#### [Brief]
Return the whole listing, line for line, without the pictures in it.

#### [Supplied information]

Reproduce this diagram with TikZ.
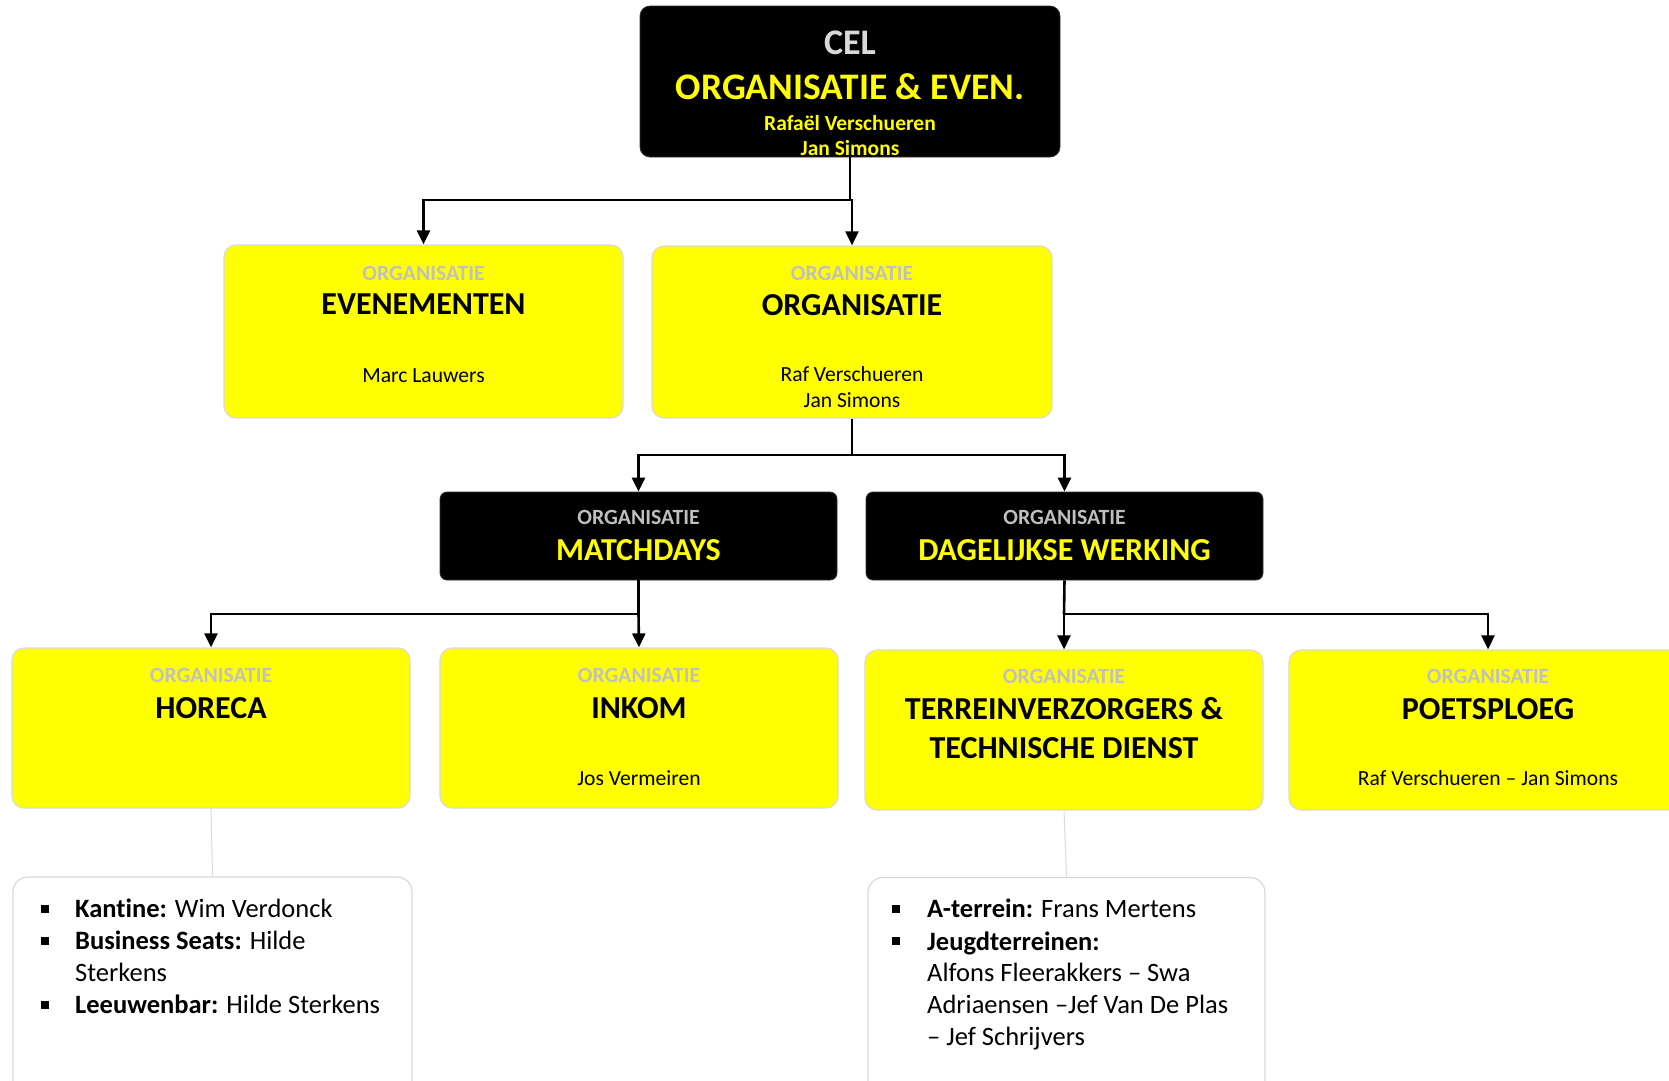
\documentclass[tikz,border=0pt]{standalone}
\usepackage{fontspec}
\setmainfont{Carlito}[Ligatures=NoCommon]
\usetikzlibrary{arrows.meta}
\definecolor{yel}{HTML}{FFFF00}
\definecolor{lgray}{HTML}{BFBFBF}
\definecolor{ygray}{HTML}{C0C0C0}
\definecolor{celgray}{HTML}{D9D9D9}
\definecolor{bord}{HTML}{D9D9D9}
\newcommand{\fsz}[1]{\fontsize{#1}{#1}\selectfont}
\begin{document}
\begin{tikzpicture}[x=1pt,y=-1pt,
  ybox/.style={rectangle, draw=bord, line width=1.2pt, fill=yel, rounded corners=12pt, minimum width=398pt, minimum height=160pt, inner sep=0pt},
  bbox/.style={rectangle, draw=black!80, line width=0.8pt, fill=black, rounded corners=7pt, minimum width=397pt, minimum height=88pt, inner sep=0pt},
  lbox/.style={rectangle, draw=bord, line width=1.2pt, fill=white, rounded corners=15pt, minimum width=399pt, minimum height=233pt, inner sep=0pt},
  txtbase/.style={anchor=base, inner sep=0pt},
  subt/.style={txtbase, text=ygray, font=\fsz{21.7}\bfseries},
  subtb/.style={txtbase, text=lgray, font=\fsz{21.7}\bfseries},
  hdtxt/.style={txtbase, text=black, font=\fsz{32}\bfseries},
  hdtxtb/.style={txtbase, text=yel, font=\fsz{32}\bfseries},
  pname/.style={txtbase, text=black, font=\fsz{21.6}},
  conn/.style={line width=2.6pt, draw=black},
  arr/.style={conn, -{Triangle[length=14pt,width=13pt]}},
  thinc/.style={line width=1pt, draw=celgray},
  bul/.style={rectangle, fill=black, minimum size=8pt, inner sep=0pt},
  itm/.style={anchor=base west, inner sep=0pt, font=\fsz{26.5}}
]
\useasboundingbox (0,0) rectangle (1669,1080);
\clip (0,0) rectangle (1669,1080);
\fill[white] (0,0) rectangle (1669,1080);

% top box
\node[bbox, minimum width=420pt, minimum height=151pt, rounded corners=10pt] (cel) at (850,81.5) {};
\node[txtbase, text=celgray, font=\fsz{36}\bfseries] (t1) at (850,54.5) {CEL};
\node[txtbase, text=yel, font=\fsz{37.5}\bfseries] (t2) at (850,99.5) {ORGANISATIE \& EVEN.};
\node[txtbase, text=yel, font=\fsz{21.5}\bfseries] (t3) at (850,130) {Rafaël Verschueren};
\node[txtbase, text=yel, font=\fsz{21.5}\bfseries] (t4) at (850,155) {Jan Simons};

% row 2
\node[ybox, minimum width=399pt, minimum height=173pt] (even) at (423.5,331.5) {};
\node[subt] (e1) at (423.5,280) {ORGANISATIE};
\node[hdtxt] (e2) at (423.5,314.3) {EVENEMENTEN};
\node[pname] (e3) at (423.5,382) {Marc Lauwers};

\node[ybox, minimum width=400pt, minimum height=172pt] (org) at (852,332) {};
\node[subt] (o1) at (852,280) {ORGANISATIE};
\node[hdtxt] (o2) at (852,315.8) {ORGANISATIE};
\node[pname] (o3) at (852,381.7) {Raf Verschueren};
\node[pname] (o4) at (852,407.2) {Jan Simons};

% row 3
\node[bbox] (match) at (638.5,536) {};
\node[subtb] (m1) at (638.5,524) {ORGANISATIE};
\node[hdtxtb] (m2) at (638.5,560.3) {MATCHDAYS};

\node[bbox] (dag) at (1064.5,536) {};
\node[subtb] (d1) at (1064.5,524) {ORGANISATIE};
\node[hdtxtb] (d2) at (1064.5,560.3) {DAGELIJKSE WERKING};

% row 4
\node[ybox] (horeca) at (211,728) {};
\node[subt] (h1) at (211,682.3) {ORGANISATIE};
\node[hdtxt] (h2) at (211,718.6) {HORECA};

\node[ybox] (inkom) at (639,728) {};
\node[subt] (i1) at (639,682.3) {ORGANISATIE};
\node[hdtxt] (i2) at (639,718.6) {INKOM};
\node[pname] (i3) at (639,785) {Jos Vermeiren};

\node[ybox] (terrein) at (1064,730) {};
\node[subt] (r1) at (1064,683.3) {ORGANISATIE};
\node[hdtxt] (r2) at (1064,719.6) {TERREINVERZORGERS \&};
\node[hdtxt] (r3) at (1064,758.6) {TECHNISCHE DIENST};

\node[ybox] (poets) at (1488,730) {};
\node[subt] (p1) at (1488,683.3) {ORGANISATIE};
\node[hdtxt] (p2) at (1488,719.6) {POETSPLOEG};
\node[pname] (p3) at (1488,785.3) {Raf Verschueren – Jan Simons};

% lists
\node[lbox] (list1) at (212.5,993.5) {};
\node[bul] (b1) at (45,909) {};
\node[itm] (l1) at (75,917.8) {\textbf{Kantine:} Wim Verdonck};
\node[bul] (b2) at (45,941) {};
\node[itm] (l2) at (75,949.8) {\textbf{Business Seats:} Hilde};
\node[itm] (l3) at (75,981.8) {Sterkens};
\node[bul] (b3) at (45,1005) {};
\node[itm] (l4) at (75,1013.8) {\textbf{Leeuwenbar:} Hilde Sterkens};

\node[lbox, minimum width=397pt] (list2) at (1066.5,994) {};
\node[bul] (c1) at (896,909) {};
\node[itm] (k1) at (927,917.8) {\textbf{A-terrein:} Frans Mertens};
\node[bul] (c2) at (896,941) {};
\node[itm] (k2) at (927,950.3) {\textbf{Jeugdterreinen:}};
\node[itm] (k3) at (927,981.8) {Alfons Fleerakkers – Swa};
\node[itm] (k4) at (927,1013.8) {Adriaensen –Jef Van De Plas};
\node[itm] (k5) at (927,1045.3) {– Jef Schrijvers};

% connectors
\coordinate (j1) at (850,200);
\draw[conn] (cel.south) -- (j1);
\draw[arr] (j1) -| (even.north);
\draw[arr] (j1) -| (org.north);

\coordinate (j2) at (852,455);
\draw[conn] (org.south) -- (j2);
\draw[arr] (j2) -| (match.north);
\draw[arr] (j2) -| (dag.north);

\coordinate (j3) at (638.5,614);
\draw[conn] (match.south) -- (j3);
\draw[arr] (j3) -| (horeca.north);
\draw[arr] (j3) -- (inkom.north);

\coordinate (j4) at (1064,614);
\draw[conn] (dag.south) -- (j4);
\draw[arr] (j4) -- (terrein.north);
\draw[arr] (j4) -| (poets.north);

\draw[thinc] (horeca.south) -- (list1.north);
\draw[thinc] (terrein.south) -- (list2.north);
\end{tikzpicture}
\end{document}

#### [Task answer]
Reproduce this diagram with TikZ.
\documentclass[tikz,border=0pt]{standalone}
\usepackage{fontspec}
\setmainfont{Carlito}[Ligatures=NoCommon]
\usetikzlibrary{arrows.meta}
\definecolor{yel}{HTML}{FFFF00}
\definecolor{lgray}{HTML}{BFBFBF}
\definecolor{ygray}{HTML}{C0C0C0}
\definecolor{celgray}{HTML}{D9D9D9}
\definecolor{bord}{HTML}{D9D9D9}
\newcommand{\fsz}[1]{\fontsize{#1}{#1}\selectfont}
\begin{document}
\begin{tikzpicture}[x=1pt,y=-1pt,
  ybox/.style={rectangle, draw=bord, line width=1.2pt, fill=yel, rounded corners=12pt, minimum width=398pt, minimum height=160pt, inner sep=0pt},
  bbox/.style={rectangle, draw=black!80, line width=0.8pt, fill=black, rounded corners=7pt, minimum width=397pt, minimum height=88pt, inner sep=0pt},
  lbox/.style={rectangle, draw=bord, line width=1.2pt, fill=white, rounded corners=15pt, minimum width=399pt, minimum height=233pt, inner sep=0pt},
  txtbase/.style={anchor=base, inner sep=0pt},
  subt/.style={txtbase, text=ygray, font=\fsz{21.7}\bfseries},
  subtb/.style={txtbase, text=lgray, font=\fsz{21.7}\bfseries},
  hdtxt/.style={txtbase, text=black, font=\fsz{32}\bfseries},
  hdtxtb/.style={txtbase, text=yel, font=\fsz{32}\bfseries},
  pname/.style={txtbase, text=black, font=\fsz{21.6}},
  conn/.style={line width=2.6pt, draw=black},
  arr/.style={conn, -{Triangle[length=14pt,width=13pt]}},
  thinc/.style={line width=1pt, draw=celgray},
  bul/.style={rectangle, fill=black, minimum size=8pt, inner sep=0pt},
  itm/.style={anchor=base west, inner sep=0pt, font=\fsz{26.5}}
]
\useasboundingbox (0,0) rectangle (1669,1080);
\clip (0,0) rectangle (1669,1080);
\fill[white] (0,0) rectangle (1669,1080);

% top box
\node[bbox, minimum width=420pt, minimum height=151pt, rounded corners=10pt] (cel) at (850,81.5) {};
\node[txtbase, text=celgray, font=\fsz{36}\bfseries] (t1) at (850,54.5) {CEL};
\node[txtbase, text=yel, font=\fsz{37.5}\bfseries] (t2) at (850,99.5) {ORGANISATIE \& EVEN.};
\node[txtbase, text=yel, font=\fsz{21.5}\bfseries] (t3) at (850,130) {Rafaël Verschueren};
\node[txtbase, text=yel, font=\fsz{21.5}\bfseries] (t4) at (850,155) {Jan Simons};

% row 2
\node[ybox, minimum width=399pt, minimum height=173pt] (even) at (423.5,331.5) {};
\node[subt] (e1) at (423.5,280) {ORGANISATIE};
\node[hdtxt] (e2) at (423.5,314.3) {EVENEMENTEN};
\node[pname] (e3) at (423.5,382) {Marc Lauwers};

\node[ybox, minimum width=400pt, minimum height=172pt] (org) at (852,332) {};
\node[subt] (o1) at (852,280) {ORGANISATIE};
\node[hdtxt] (o2) at (852,315.8) {ORGANISATIE};
\node[pname] (o3) at (852,381.7) {Raf Verschueren};
\node[pname] (o4) at (852,407.2) {Jan Simons};

% row 3
\node[bbox] (match) at (638.5,536) {};
\node[subtb] (m1) at (638.5,524) {ORGANISATIE};
\node[hdtxtb] (m2) at (638.5,560.3) {MATCHDAYS};

\node[bbox] (dag) at (1064.5,536) {};
\node[subtb] (d1) at (1064.5,524) {ORGANISATIE};
\node[hdtxtb] (d2) at (1064.5,560.3) {DAGELIJKSE WERKING};

% row 4
\node[ybox] (horeca) at (211,728) {};
\node[subt] (h1) at (211,682.3) {ORGANISATIE};
\node[hdtxt] (h2) at (211,718.6) {HORECA};

\node[ybox] (inkom) at (639,728) {};
\node[subt] (i1) at (639,682.3) {ORGANISATIE};
\node[hdtxt] (i2) at (639,718.6) {INKOM};
\node[pname] (i3) at (639,785) {Jos Vermeiren};

\node[ybox] (terrein) at (1064,730) {};
\node[subt] (r1) at (1064,683.3) {ORGANISATIE};
\node[hdtxt] (r2) at (1064,719.6) {TERREINVERZORGERS \&};
\node[hdtxt] (r3) at (1064,758.6) {TECHNISCHE DIENST};

\node[ybox] (poets) at (1488,730) {};
\node[subt] (p1) at (1488,683.3) {ORGANISATIE};
\node[hdtxt] (p2) at (1488,719.6) {POETSPLOEG};
\node[pname] (p3) at (1488,785.3) {Raf Verschueren – Jan Simons};

% lists
\node[lbox] (list1) at (212.5,993.5) {};
\node[bul] (b1) at (45,909) {};
\node[itm] (l1) at (75,917.8) {\textbf{Kantine:} Wim Verdonck};
\node[bul] (b2) at (45,941) {};
\node[itm] (l2) at (75,949.8) {\textbf{Business Seats:} Hilde};
\node[itm] (l3) at (75,981.8) {Sterkens};
\node[bul] (b3) at (45,1005) {};
\node[itm] (l4) at (75,1013.8) {\textbf{Leeuwenbar:} Hilde Sterkens};

\node[lbox, minimum width=397pt] (list2) at (1066.5,994) {};
\node[bul] (c1) at (896,909) {};
\node[itm] (k1) at (927,917.8) {\textbf{A-terrein:} Frans Mertens};
\node[bul] (c2) at (896,941) {};
\node[itm] (k2) at (927,950.3) {\textbf{Jeugdterreinen:}};
\node[itm] (k3) at (927,981.8) {Alfons Fleerakkers – Swa};
\node[itm] (k4) at (927,1013.8) {Adriaensen –Jef Van De Plas};
\node[itm] (k5) at (927,1045.3) {– Jef Schrijvers};

% connectors
\coordinate (j1) at (850,200);
\draw[conn] (cel.south) -- (j1);
\draw[arr] (j1) -| (even.north);
\draw[arr] (j1) -| (org.north);

\coordinate (j2) at (852,455);
\draw[conn] (org.south) -- (j2);
\draw[arr] (j2) -| (match.north);
\draw[arr] (j2) -| (dag.north);

\coordinate (j3) at (638.5,614);
\draw[conn] (match.south) -- (j3);
\draw[arr] (j3) -| (horeca.north);
\draw[arr] (j3) -- (inkom.north);

\coordinate (j4) at (1064,614);
\draw[conn] (dag.south) -- (j4);
\draw[arr] (j4) -- (terrein.north);
\draw[arr] (j4) -| (poets.north);

\draw[thinc] (horeca.south) -- (list1.north);
\draw[thinc] (terrein.south) -- (list2.north);
\end{tikzpicture}
\end{document}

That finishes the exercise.